Le seul moment où le PNR européen a en effet été bloqué remonte à avril 2013. La commission des libertés civiles du Parlement, où les libéraux et les verts sont très présents, avait rejeté la proposition à 30 voix contre 25 au nom de la protection des données personnelles. A l’époque, aucun des trois élus FN du Parlement européen ne siégeait au sein de cette commission. Difficile dès lors de leur imputer le blocage. En revanche, l’eurodéputée PS Sylvie Guillaume, qui était bien présente, avait voté contre, conformément à la position d’alors du groupe des Socialistes et démocrates (S&D).

Après les attentats de janvier, la France relance le débat sur le PNR européen. Le projet repasse le 15 juillet devant la commission des libertés civiles où il est cette fois approuvé. Ce qui vaut feu vert pour le début des négociations sur le texte. Là encore, le FN, qui n'a pas de membres permanents au sein de la commission n'a pas pris part au vote. L'eurodéputée PS Sylvie Guillaume a voté contre non sans se féliciter après dans un communiqué du vote… favorable de la commission. Les discussions tripartites entre le Parlement, la Commission et le Conseil ont débuté le 24 septembre. Un accord devrait être trouvé d'ici la fin de l'année, et le texte devrait ensuite être présenté au Parlement début 2016.

Bref, le FN n'a eu aucune influence sur le parcours du projet. La confusion vient de deux choses. D'abord, car les députés FN se sont bien prononcés sur deux résolutions du Parlement appelant notamment à «finaliser la directive PNR» (s'abstenant en février et votant contre en juillet), mais celles-ci n'étaient pas juridiquement contraignantes. «Même si les résolutions avaient été rejetées, cela n'aurait eu aucun impact sur le devenir du PNR», précise Jan-Philipp Albrecht, député vert allemand et vice-président de la Commission des libertés civiles.

Ensuite, parce que les eurodéputés ont aussi été appelés à se prononcer sur des accords d'échange de données sur les passagers aériens avec des pays tiers, comme les États-Unis ou le Canada. Des sujets qui n'ont rien à voir avec le PNR européen, comme l'explique Jan-Philipp Albrecht :«le PNR de l'Union européenne dont on discute en ce moment ne concerne pas les transferts et encore moins la réciprocité du PNR avec les Etats-Unis. C'est un projet intra-européen».

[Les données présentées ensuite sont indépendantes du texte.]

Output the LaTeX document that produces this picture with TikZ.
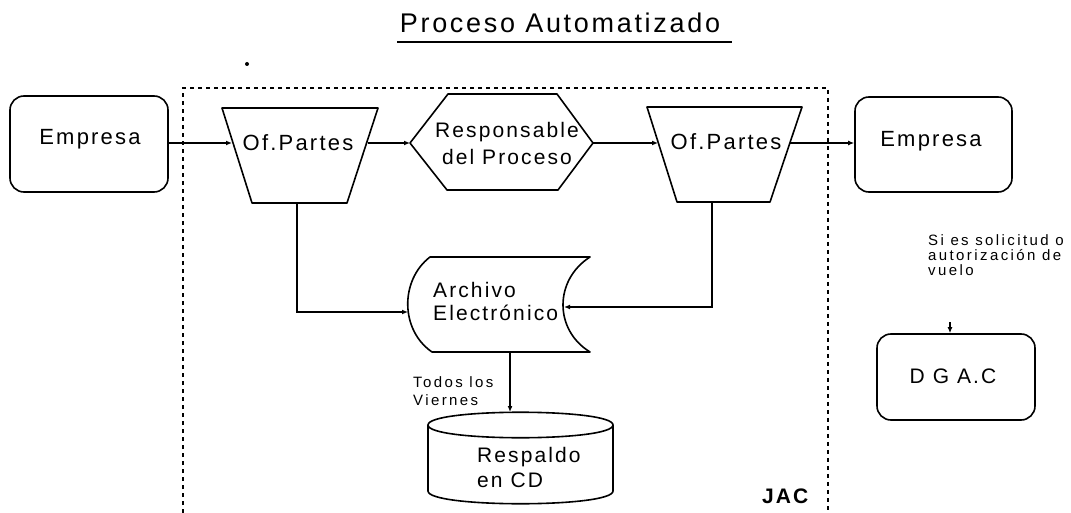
\documentclass[tikz,border=0pt]{standalone}
\usepackage{fontspec}
\setmainfont{Liberation Sans}
\newfontfamily\lsfont[LetterSpace=10]{Liberation Sans}
\newfontfamily\lssmall[LetterSpace=16]{Liberation Sans}
\usetikzlibrary{arrows.meta}
\begin{document}
\begin{tikzpicture}[x=1pt,y=-1pt,
  outline/.style={draw, line width=1.6pt, line join=round},
  rbox/.style={draw, line width=1.6pt, rounded corners=14pt, inner sep=0pt},
  conn/.style={line width=1.3pt, -{Latex[length=6pt,width=5pt]}},
  frame/.style={line width=1.5pt, dash pattern=on 4pt off 4pt},
  txt/.style={font=\lsfont\fontsize{22}{25}\selectfont, anchor=base, inner sep=0pt},
  ltxt/.style={font=\lsfont\fontsize{21}{24}\selectfont, anchor=base west, inner sep=0pt},
  stxt/.style={font=\lssmall\fontsize{15}{15}\selectfont, anchor=base west, inner sep=0pt}]
\useasboundingbox (0,0) rectangle (1071,513);

% title
\node[font=\lsfont\fontsize{27}{30}\selectfont, anchor=base, inner sep=0pt] (title) at (560,33) {Proceso Automatizado};
\draw[line width=1.8pt] (397,42) -- (732,42);
\fill (247,64) circle (2pt);

% JAC frame
\draw[frame] (183,513) -- (183,88) -- (828,88) -- (828,513);
\node[font=\lsfont\bfseries\fontsize{21}{24}\selectfont, anchor=base west, inner sep=0pt] (jac) at (762,503) {JAC};

% Empresa left
\node[rbox, minimum width=158pt, minimum height=96pt] (emp1) at (89,144) {};
\node[txt] (emp1t) at (90,145) {Empresa};

% Of.Partes left (trapezoid)
\draw[outline] (222,108) -- (378,108) -- (347,203) -- (252,203) -- cycle;
\node[txt] (of1t) at (298,151) {Of.Partes};
\coordinate (of1in) at (232,143);
\coordinate (of1out) at (368,143);
\coordinate (of1bot) at (297,203);

% Hexagon
\draw[outline] (410,143) -- (448,94) -- (557,94) -- (593,143) -- (558,190) -- (447,190) -- cycle;
\node[txt, font=\lsfont\fontsize{21}{25}\selectfont] (hext1) at (507,138) {Responsable};
\node[txt, font=\lsfont\fontsize{21}{25}\selectfont] (hext2) at (507,165) {del Proceso};
\coordinate (hexin) at (410,143);
\coordinate (hexout) at (593,143);

% Of.Partes right
\draw[outline] (647,107) -- (802,107) -- (770,202) -- (677,202) -- cycle;
\node[txt] (of2t) at (726,150) {Of.Partes};
\coordinate (of2in) at (658,143);
\coordinate (of2out) at (790,143);
\coordinate (of2bot) at (712,202);

% Empresa right
\node[rbox, minimum width=157pt, minimum height=95pt] (emp2) at (933.5,144.5) {};
\node[txt] (emp2t) at (931,147) {Empresa};

% Archivo electronico (stored data)
\draw[outline] (430,257) -- (590,257) .. controls (554,280) and (554,330) .. (590,352)
  -- (432,352) .. controls (400,330) and (400,280) .. (430,257) -- cycle;
\node[ltxt] (arch1) at (433,297) {Archivo};
\node[ltxt] (arch2) at (433,320) {Electrónico};
\coordinate (archL) at (408,312);
\coordinate (archR) at (564,307);
\coordinate (archB) at (510,352);

% Cylinder
\draw[outline] (428,425) .. controls (428,408) and (613,408) .. (613,425)
  .. controls (613,442) and (428,442) .. (428,425) -- cycle;
\draw[outline] (428,425) -- (428,491) .. controls (428,508) and (613,508) .. (613,491) -- (613,425);
\coordinate (cylT) at (510,412);
\node[ltxt] (cyl1) at (477,462) {Respaldo};
\node[ltxt] (cyl2) at (477,487) {en CD};

% DGAC
\node[rbox, minimum width=158pt, minimum height=86pt] (dgac) at (956,377) {};
\node[txt, font=\lsfont\fontsize{21}{25}\selectfont] (dgact) at (953,383) {D G A.C};
\coordinate (dgsrc) at (950,322);

% notes
\node[stxt] (n1) at (928,246) {Si es solicitud o};
\node[stxt] (n2) at (928,261) {autorización de};
\node[stxt] (n3) at (928,276) {vuelo};
\node[stxt] (v1) at (413,387) {Todos los};
\node[stxt] (v2) at (413,405) {Viernes};

% connectors
\draw[conn] (emp1.east |- of1in) -- (of1in);
\draw[conn] (of1out) -- (hexin);
\draw[conn] (hexout) -- (of2in);
\draw[conn] (of2out) -- (emp2.west |- of2out);
\draw[conn] (of1bot) |- (archL);
\draw[conn] (of2bot) |- (archR);
\draw[conn] (archB) -- (cylT);
\draw[conn] (dgsrc) -- (dgsrc |- dgac.north);
\end{tikzpicture}
\end{document}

L'accord PNR entre l'UE et les Etats-Unis avait été voté par le Parlement européen le 19 avril 2012. Bruno Gollnish, alors seul membre du FN à avoir voté (les deux autres élus FN de l'époque Marine et Jean-Marie Le Pen n'étant pas présents le jour du scrutin) avait voté contre. Mais n'avait rien bloqué, le texte ayant été adopté à une large majorité avec 409 voix pour contre 226 et 33 abstentions.

Quant à l'accord avec le Canada, il a aussi fait l'objet d'un vote en novembre 2014. Les députés européens ont adopté une résolution demandant la saisine de la Cour de justice avant de soumettre l'accord au Parlement. Il s'agit de voir si le projet est conforme aux traités et à la Charte des droits fondamentaux de l'Union européenne. La résolution a été votée largement (383 voix pour, 271 voix contre, et 47 abstentions) avec les voix du FN. Elle a pour effet de différer l'adoption de l'accord PNR avec le Canada, mais n'a pas eu d'impact sur le PNR européen.

Il semble que le FN (volontairement ou par ignorance) fasse une confusion totale entre les deux sujets distincts que sont le PNR européen actuellement en discussion et les PNR avec les pays tiers. Ainsi, quand le débat sur le PNR de l'UE a été relancé par les attentats de janvier, le FN s'était fendu d'un communiqué justifiant son opposition… au PNR avec les Etats-Unis, pourtant déjà voté. «Différents supports média et personnalités politiques critiquent, sans un mot d'explication, le fait que les élus du Front National n'aient jamais voté au Parlement européen en faveur de la transmission des données privées des passagers PNR. La raison en est simple : outre que tout ceci va à sens unique, c'est-à-dire au bénéfice exclusif des États-Unis, il n'est pas question d'attenter à la souveraineté de la France et des autres pays européens par un fichage généralisé de leurs concitoyens sous couvert de lutter contre le terrorisme islamiste ».

Et aujourd'hui encore, on entend des responsables du FN critiquer le projet du PNR européen… en dénonçant la transmission des données des passagers aériens européens aux Etats Unis. Ce qui n'a rien à voir avec le sujet. C'est notamment ce que Nicolas Bay affirmait sur itélé il y a quelques jours.

Le 25 novembre, sur BFM TV, Florian Philippot utilisait le même argument, déplorant le fait que le PNR revenait à «obéir aux États-Unis». «Ce sont les États-Unis qui ont besoin de ça parce que pour aller aux États-Unis, essentiellement il faut passer par l'avion aujourd'hui, ça, c'est certain, mais pas pour l'Europe.»

Difficile d'être plus à côté de la plaque.